Living a charmed life is nice, but if you had to explain to someone else why you were successful it might be hard to pin down a concrete answer since it all just seemed to work out. On the other hand, someone who has tried and failed a few times before getting it right can tell you very clearly what not to do and probably knows exactly what allowed them to succeed in the end. Then the nature of one’s background seems relevant to leadership even in ways that aren’t as obvious.

We can establish all sorts of metrics for measuring expertise or determining the validity of someone’s background. That speaks mostly to the question of how much someone knows, though. To dig deeper, to get at the intangibles like integrity and charisma, we can simply reflect on the same point about the nature of one’s apparent authority in his or her industry.

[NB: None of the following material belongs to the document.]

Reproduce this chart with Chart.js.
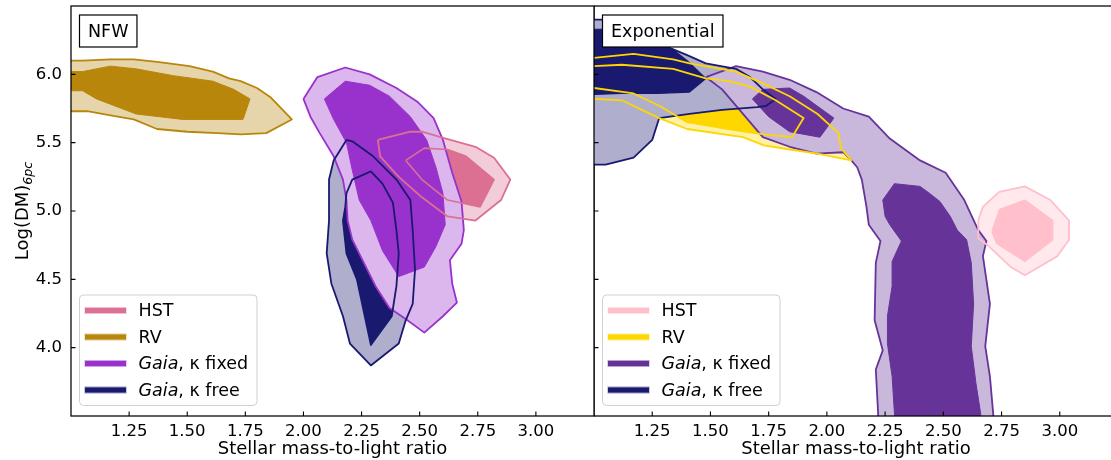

I think transparency is a big component of leadership/expert validity. A successful businessman who owns his failures and is honest about previous ventures is doing more than demonstrating the lessons he’s learned. His willingness to share these things speaks to his principles about how he even does business, what he values, and how he will likely treat those he works with. Someone who covers their missteps in a vain attempt to be seen only in the most positive light is wearing a mask by only showing an aspect of truth. They will continue to justify withholding truth in the name of efficiency, strategy, keeping morale up, etc. These things have logical merit but are a slippery slope. What begins as sensible white lies or “necessary” omissions can become a pattern of behavior. A pattern of blame-shifting and denial, of getting what you want through leverage and deception rather than goodwill and inspiration.

They will rationalize the behavior and choose to see it as an isolated set of decisions, as if saying “I just do this in this circumstance in business; it’s not who I am.” How convenient.

It’s illogical to think that people carry two completely separate sets of thinking patterns and problem solving skills around with them to employ at will. You may wear different shades of the same color by situation, but to assume one can be the most wholesome, honest man in his personal life and a ruthless person from the hours of 8 to 5 is silly. This may seem an exaggerated example, but it’s exactly the claim that’s been made to me enough times to bear mention. We are the sum of our decisions in all things we do. How we conduct ourselves in business is absolutely who we are, even when “it’s just business”-type decisions must be made. To claim otherwise is a cop-out.

So to circle back and reiterate, there is a lot of inherent trustworthiness in presenting a balanced view of yourself in leadership. Thinking that the only way people will respect you is to use a loaded deck that presents only the most ideal, artificially heroic image of you is misplaced. It’s narcissistic and assumes little of others, either because they won’t know the difference or because they can’t handle reality.

To quote Ben Folds, “If you can’t trust, you can’t be trusted.” Or to reinterpret that slightly, if you won’t respect those around you professionally and intellectually enough to be straight with them, you’re probably unworthy of their respect.